Étrange, suivi de Onze kaddishim pour Rose, Pierre Maubé (par Philippe Leuckx)
Étrange, suivi de Onze kaddishim pour Rose, Pierre Maubé, éditions Lieux-Dits, Coll. Les Cahiers du Loup bleu, juillet 2020, 32 pages, 7 €
Dans un double mouvement, ce livre se déploie entre vie et mort, entre mal qui ronge le corps et souffrance terrible imposée brutalement à l’autre. Rose a été tuée, à 97 ans, par un terroriste dans la synagogue de Pittsburgh avec dix autres personnes, pour le seul « motif » d’être née juive : l’horreur radicale, qui remémore tous ces actes nazis et autres !
Étrange, premier volet d’une douzaine de poèmes, incise l’appréhension de la vie, de la douleur, du corps souffrant, dans le double sens du terme : prendre en compte et craindre. Le poème soulage-t-il de la dire cette douleur ressentie au plus nu ? En septains jouant de l’anaphore « étrange vie », le poète dissèque sa « douleur », « mienne » jusqu’au plus dur et incisif du mot : avec l’effort qu’il faut pour baliser la souffrance pour mieux la maîtriser, avec le « ricanement » perçu au plus profond, avec ce lot de déplaisantes manifestations du corps souffrant (vomissement, plainte, « vie maladive », ah ! cette « sœur d’abîme », sublime image d’un soi blessé au cœur de ce corps). Dans une description sans complaisance, le poète se met à la place de tout souffrant, quel qu’il soit, dont il éprouve jusqu’à l’os le malaise de vivre et la lueur qui, quoi qu’on ressente, subsiste, en dépit de tout.

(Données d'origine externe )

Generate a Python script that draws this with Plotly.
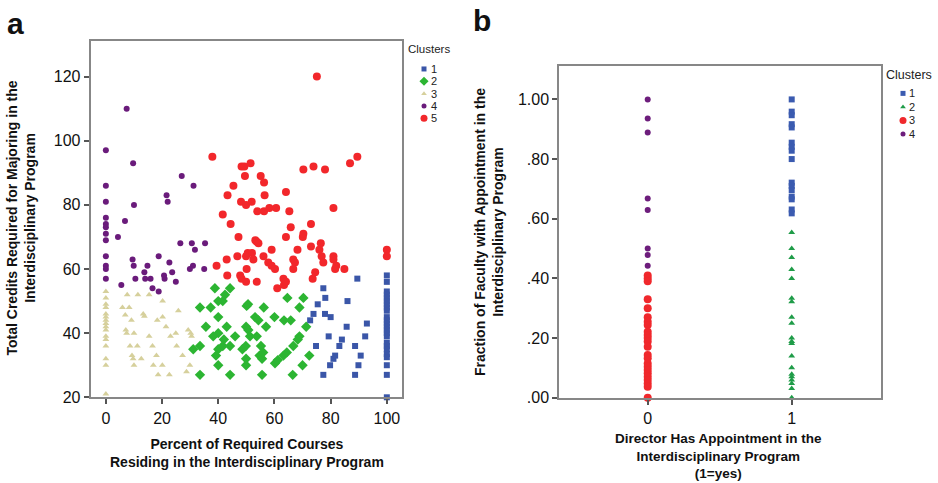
import plotly.graph_objects as go

# ---------------- Panel a data ----------------
a_c1_x = [72.7, 73.9, 75.4, 74.8, 77.4, 78.1, 78.0, 77.4, 80.0, 79.3, 79.8, 81.0, 81.6, 83.1, 84.0,
          85.7, 86.0, 88.7, 88.7, 89.5, 89.9, 90.7, 92.3, 92.9,
          100, 100, 100, 100, 100, 100, 100, 100, 100, 100, 100, 100, 100, 100, 100, 100,
          100, 100, 100, 100, 100, 100, 100, 100]
a_c1_y = [44, 46, 49, 36, 54, 51, 46, 27, 45, 39, 30, 32, 33, 36, 38,
          42, 50, 36, 27, 57, 30, 33, 39, 43,
          58, 56, 53, 52, 51, 50, 49, 48, 47, 45, 44, 43, 42, 41, 40, 39,
          37, 36, 35, 33.5, 32.5, 30, 27, 20]

a_c2_x = [33.5, 31.1, 33.5, 33.5, 35.6, 37.3, 38.8, 40.0, 41.6, 40.0, 40.0, 38.2, 40.0, 39.2, 40.0,
          41.6, 42.0, 42.4, 44.2, 43.0, 44.2, 44.2, 46.0, 48.6, 49.8, 50.1, 50.6, 49.9, 50.7, 49.9,
          49.9, 51.3, 53.7, 53.1, 54.3, 55.2, 54.7, 55.6, 56.2, 57.0, 55.6, 56.0, 60.0, 60.2, 61.2,
          63.2, 64.4, 63.4, 65.8, 64.6, 66.7, 66.5, 68.3, 68.9, 68.9, 70.3, 71.3, 70.0, 72.4]
a_c2_y = [48, 35, 36, 27, 42, 48, 54, 50, 50, 45, 40, 39, 35, 33, 30,
          36, 38, 52, 54, 42, 36, 27, 39, 35, 36, 48.5, 49, 42, 41, 32,
          30, 39, 39, 45, 44, 36, 33, 32, 48, 42, 27, 34, 45, 30.6, 31.6,
          33, 34, 44, 44, 51, 36, 27, 38, 39, 48, 51, 42, 30, 33]

a_c3_x = [0, 0, 0, 0, 0, 0, 0, 0, 0, 0, 0, 0, 0, 0, 0, 0,
          5.9, 8.3, 7.6, 7.1, 7.4, 6.9, 9.1, 8.6, 9.3, 9.7, 10.0, 10.0, 11.4, 11.2, 12.6,
          13.3, 13.7, 15.4, 15.4, 16.6, 16.9, 18.3, 18.0, 18.6, 20.2, 20.2, 20.1, 21.4, 22.6,
          23.0, 24.9, 25.2, 25.8, 27.3, 29.3, 30.2, 30.5, 28.7, 29.9]
a_c3_y = [53, 51, 49, 48, 46, 45, 44, 43, 42, 41, 39, 38, 36, 32, 30, 21,
          48, 48, 52, 41, 40, 45.7, 44, 36, 33, 32, 30, 40, 52, 36, 32,
          46, 45.3, 52, 39, 36, 30, 44, 33, 27, 50, 45, 30, 42, 27,
          39, 40, 36, 47, 33, 41, 40, 39, 28, 30]

a_c4_x = [0, 0, 0, 0, 0, 0, 0, 0, 0, 0, 0, 0,
          7.4, 6.8, 4.3, 5.5, 9.7, 10.0, 9.5, 9.9, 10.5, 13.7, 14.8, 14.0, 15.9, 16.6,
          18.8, 18.8, 20.7, 20.9, 21.6, 22.0, 22.6, 23.6, 24.9, 27.0, 26.5, 31.2, 30.6,
          31.7, 31.0, 29.9, 35.3, 35.0]
a_c4_y = [97, 86, 81, 76, 74, 73, 71, 69, 64, 61, 60, 57,
          110, 75, 70, 55, 93, 80, 63, 61, 57, 59, 61, 57, 57, 54,
          64, 53, 58, 57, 83, 81, 62, 59, 56, 89, 68, 86, 68,
          66, 61, 60, 68, 60]

a_c5_x = [75.1, 37.9, 48.3, 49.3, 51.5, 49.5, 45.4, 43.3, 41.6, 44.4, 48.1, 49.9, 51.9, 55.1,
          56.3, 56.5, 53.9, 56.3, 58.2, 60.6, 64.1, 65.3, 65.8, 64.1, 70.3, 73.9, 78.0, 86.9,
          89.5, 81.0, 73.0, 70.1, 70.3, 47.2, 46.8, 49.9, 50.5, 52.0, 53.2, 53.7, 54.3, 52.5,
          50.1, 47.8, 48.3, 49.9, 53.7, 56.1, 59.0, 57.8, 59.0, 60.2, 61.0, 63.2, 63.4, 64.1,
          66.7, 67.3, 66.7, 68.2, 73.0, 76.0, 76.5, 76.8, 77.4, 74.5, 73.6, 81.0, 81.0, 82.0,
          81.6, 84.9, 43.0, 43.2, 39.4, 100, 100]
a_c5_y = [120, 95, 92, 92, 93, 89, 86, 83, 77, 74, 81, 80, 81, 89,
          87, 83, 78, 78, 79, 79, 84, 78, 73, 70, 91, 92, 91, 93,
          95, 79, 74, 70, 71, 70, 64, 64, 65, 65, 69, 68.5, 68, 63,
          60, 58, 57, 56, 56, 64, 66, 62, 61, 60, 54, 57, 55, 56,
          63, 62, 60, 66, 67, 66, 68, 64, 62, 59, 57, 64, 63, 61,
          60, 60, 63, 58, 61, 66, 64]

a_x_ticks = [0, 20, 40, 60, 80, 100]
a_y_ticks = [20, 40, 60, 80, 100, 120]
a_x_title = ["Percent of Required Courses", "Residing in the Interdisciplinary Program"]
a_y_title = ["Total Credits Required for Majoring in the", "Interdisciplinary Program"]

# ---------------- Panel b data ----------------
b_c1_director = 1
b_c1_y = [1.00, 0.959, 0.947, 0.917, 0.906, 0.855, 0.841, 0.828, 0.80, 0.721, 0.71, 0.696,
          0.674, 0.665, 0.631, 0.618]
b_c2_director = 1
b_c2_y = [0.554, 0.50, 0.47, 0.43, 0.40, 0.333, 0.322, 0.27, 0.25, 0.20, 0.188, 0.182,
          0.14, 0.10, 0.079, 0.07, 0.059, 0.048, 0.031, 0.0]
b_c3_director = 0
b_c3_y = [0.41, 0.40, 0.39, 0.33, 0.30, 0.27, 0.255, 0.244, 0.221, 0.21, 0.20, 0.188,
          0.171, 0.143, 0.132, 0.115, 0.104, 0.093, 0.082, 0.07, 0.059, 0.048, 0.037, 0.0]
b_c4_director = 0
b_c4_y = [1.00, 0.936, 0.889, 0.668, 0.629, 0.50, 0.478, 0.442]

b_x_ticks = [0, 1]
b_y_tickvals = [0.0, 0.2, 0.4, 0.6, 0.8, 1.0]
b_y_ticktext = [".00", ".20", ".40", ".60", ".80", "1.00"]
b_x_title = ["Director Has Appointment in the", "Interdisciplinary Program", "(1=yes)"]
b_y_title = ["Fraction of Faculty with Appointment in the", "Interdisciplinary Program"]

legend_title = "Clusters"

# ---------------- Figure ----------------
W, H = 938, 483
FONT = "Arial, Liberation Sans, sans-serif"


def px_x(p):
    return p / W


def px_y(p):
    return 1 - p / H


fig = go.Figure()

a_series = [
    ("1", a_c1_x, a_c1_y, "square", "#3a56a8", 6),
    ("2", a_c2_x, a_c2_y, "diamond", "#2cb532", 8),
    ("3", a_c3_x, a_c3_y, "triangle-up", "#d6d09c", 6),
    ("4", a_c4_x, a_c4_y, "circle", "#6a1b7b", 6),
    ("5", a_c5_x, a_c5_y, "circle", "#f2272b", 8),
]
for name, xs, ys, sym, col, sz in a_series:
    fig.add_trace(go.Scatter(
        x=xs, y=ys, mode="markers", name=name, xaxis="x", yaxis="y",
        marker=dict(symbol=sym, color=col, size=sz, line=dict(width=0)),
        cliponaxis=False, showlegend=False,
    ))

b_series = [
    ("1", b_c1_director, b_c1_y, "square", "#3b5bb0", 6),
    ("2", b_c2_director, b_c2_y, "triangle-up", "#1f9c48", 6),
    ("3", b_c3_director, b_c3_y, "circle", "#f0282c", 8),
    ("4", b_c4_director, b_c4_y, "circle", "#6d1d7c", 6),
]
for name, d, ys, sym, col, sz in b_series:
    fig.add_trace(go.Scatter(
        x=[d] * len(ys), y=ys, mode="markers", name=name, xaxis="x2", yaxis="y2",
        marker=dict(symbol=sym, color=col, size=sz, line=dict(width=0)),
        cliponaxis=False, showlegend=False,
    ))


# ---- compact legends (one row per cluster, drawn on hidden helper axes) ----
def add_legend(series, xa, ya, mark_x, text_x):
    for i, (name, _a, _b, sym, col, sz) in enumerate(series, start=1):
        fig.add_trace(go.Scatter(
            x=[mark_x], y=[i], mode="markers", xaxis=xa, yaxis=ya, showlegend=False,
            hoverinfo="skip", cliponaxis=False,
            marker=dict(symbol=sym, color=col, size=max(sz - 1, 5), line=dict(width=0)),
        ))
        fig.add_annotation(text=name, x=text_x, y=i, xref=xa, yref=ya, xanchor="left",
                           yanchor="middle", showarrow=False,
                           font=dict(family=FONT, size=11, color="#222"))


add_legend(a_series, "x3", "y3", 14, 18.5)
add_legend(b_series, "x4", "y4", 18, 22)

frame = dict(showline=True, mirror=True, linecolor="#878787", linewidth=2,
             showgrid=False, zeroline=False, ticks="outside", ticklen=5,
             tickcolor="#555", tickwidth=1.5, automargin=False,
             tickfont=dict(family=FONT, size=16, color="#111"))
hidden = dict(visible=False, fixedrange=True, showgrid=False, zeroline=False)

fig.update_layout(
    width=W, height=H,
    margin=dict(l=0, r=0, t=0, b=0, autoexpand=False),
    paper_bgcolor="white", plot_bgcolor="white",
    font=dict(family=FONT, color="#111"),
    showlegend=False,
    xaxis=dict(domain=[px_x(90.7), px_x(402)], range=[-5.4, 105.4], anchor="y",
               tickvals=a_x_ticks, **frame),
    yaxis=dict(domain=[px_y(397.3), px_y(41)], range=[20, 131.1], anchor="x",
               tickvals=a_y_ticks, **frame),
    xaxis2=dict(domain=[px_x(559.3), px_x(880.7)], range=[-0.614, 1.618], anchor="y2",
                tickvals=b_x_ticks, **frame),
    yaxis2=dict(domain=[px_y(397.7), px_y(66)], range=[0, 1.112], anchor="x2",
                tickvals=b_y_tickvals, ticktext=b_y_ticktext, **frame),
    # helper axes for legends: x in pixels from the domain's left edge, y = row index
    xaxis3=dict(domain=[px_x(410), px_x(470)], range=[0, 60], anchor="y3", **hidden),
    yaxis3=dict(domain=[px_y(124.5), px_y(62.8)], range=[5.5, 0.5], anchor="x3", **hidden),
    xaxis4=dict(domain=[px_x(885), px_x(937)], range=[0, 52], anchor="y4", **hidden),
    yaxis4=dict(domain=[px_y(140.8), px_y(86.6)], range=[4.5, 0.5], anchor="x4", **hidden),
)


def title_font(size=14):
    return dict(family=FONT, size=size, color="#111", weight="bold")


def add_text(text, x, y, angle=0, font=None, xanchor="center"):
    fig.add_annotation(text=text, x=px_x(x), y=px_y(y), xref="paper", yref="paper",
                       xanchor=xanchor, yanchor="middle", showarrow=False,
                       textangle=angle, font=font or title_font())


# axis titles
add_text("<br>".join(a_x_title), 247, 453)
add_text("<br>".join(a_y_title), 20.5, 218, angle=-90)
add_text("<br>".join(b_x_title), 718, 456, font=title_font(13.5))
add_text("<br>".join(b_y_title), 489, 232, angle=-90)

# legend titles
add_text(legend_title, 406, 49, font=dict(family=FONT, size=11.5, color="#222"), xanchor="left")
add_text(legend_title, 884, 75, font=dict(family=FONT, size=12.5, color="#222"), xanchor="left")

# panel letters
add_text("<b>a</b>", 5, 23, font=dict(family=FONT, size=30, color="#111"), xanchor="left")
add_text("<b>b</b>", 471, 20.5, font=dict(family=FONT, size=30, color="#111"), xanchor="left")

# the page's default 8px body margin would push the figure out of the window
fig.write_html("out.html", config={"displayModeBar": False},
               post_script="document.body.style.margin='0px';")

« Kaddish » pour Rose trouve sa voie dans le quatrain qui, dix fois répété, assume la vie enlevée, brusquement, pour une idéologie douteuse, mais la vie, et le poète la chante, est plus forte que le cancer des cerveaux décervelés : « Rose, tu es le cri toujours vivant, celui du nouveau-né sorti du ventre chaud pour affronter la froidure du monde et y tracer son chemin chaud de vie ».
« Dire non au mal », quel qu’il soit, involontaire ou gratuit ou forcément barbare, est le thème lancinant de ce beau livre, bref, d’une intensité profonde, d’une acuité terrible, qui réactive toute notre condition, toujours balancée entre souffrance, espoir, délivrance, et comment oublier ce « cri » de vie de Rose ?
Philippe Leuckx
Pierre Maubé, né en 1962, est un poète français, auteur de Sel du temps ; Le dernier loup ; La peau de l’ours. Membre des rédactions de « Arpa », « Place de la Sorbonne ».